SWOT analysis on Heineken

Strength

The strength of Heineken lies in its very many brands that are spread in over ten markets within the world market. Their products are also much differentiated and at the same time the Company enjoys the fact that it is the sole global pioneer of international market strategies within the beer industry. Its brand is easily recognized through their unique bottle design which is green in colour and other different dispensing equipments (Heineken, 2010).

Weakness

The Company has a very conservative culture, which has made them not to pioneer so much into other lines of production. Also their beer is strictly consumed by old and mature other than young beer drinkers. The company’s prices are very unstable compared to other domestic beers.

Threats

There is rise in the legislation of driving laws which tends to decrease the number of consumers. Also the beer industry is experiencing rise in competition within the global market. The constant mergers and acquisitions of other breweries by other companies threaten to reduce Heineken’s market share due to other companies becoming larger (Osborne and Gaebler, 1993).

Opportunities

Heineken produces beer with low calorie content, hence attracting attention of most consumers who are concerned with their health. Greater market opportunities are further arising from Asia, which is currently experiencing dramatic population increase. Market is also ripe in the US industry amongst the Hispanic consumers.

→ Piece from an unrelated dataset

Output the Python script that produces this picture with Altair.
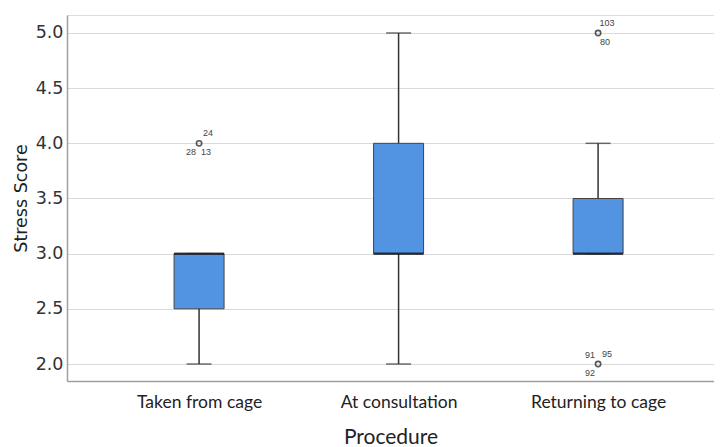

Explain, how these trends will influence Heineken?

The general beer industry is very attractive for Heineken to compete in. This is because they face low pressure from suppliers, also low threat of new entrants and moderate pressure from buyers. The industry is highly competitive with many substitutes available, so it is essential that Heineken develops a strategy that will help them do well against pressures from the global forces and hence attract and retain consumers.

The five forces will have great influence on the decision-making and designing of strategies for Heineken. The level of competition will determine the development of products and services that would grant them competitive advantage. The high purchasing power of buyers determines the level of sales and ultimately the profits. It is essential that the company focuses on consumer tastes and demands.

References List

Barsby, S. L., 1999. Beer Wholesalers: Their Role and Economic Performance. National Beer Wholesalers Association : Alexandria, Virginia.

Elzinga, K., 2005. Beer: The Structure of American Industry. (Ed). Upper Saddle River, New Jersey: Pearson Hall.

Finnegan, T., 1997. Modern Brewery Age Blue Book. Modern Brewery Age Publishing: Stamford Connecticut.

Heineken, 2010. The Company History Products Brands. Web.

Kotler, P., 1994. Marketing Management: Analysis, Planning, Implementation and Control. Englewood Cliffs, NI: Prentice- Hall.

Osborne, D. & Gaebler, T., 1993. Reinventing Government: How the Entrepreneurial Spirit is transforming the Public Sector. Harmondsworth: Plume.

Reid, V.K., 1997. Year in Review: 1996. Modern Brewery Age, 48 (11), 20-44.

Sadler, J., 2005. Gender Marketing Strategies in Food and Drinks. Business Insights Ltd. Washington.

Warner, J., 2006. Gallup Organization, consumption Habits Poll, News release: Gallup Poll News Service. Web.

Weinberg, R., 1999. Watching the Market. Modern Brewery Age, 48 (11), pp 4-30.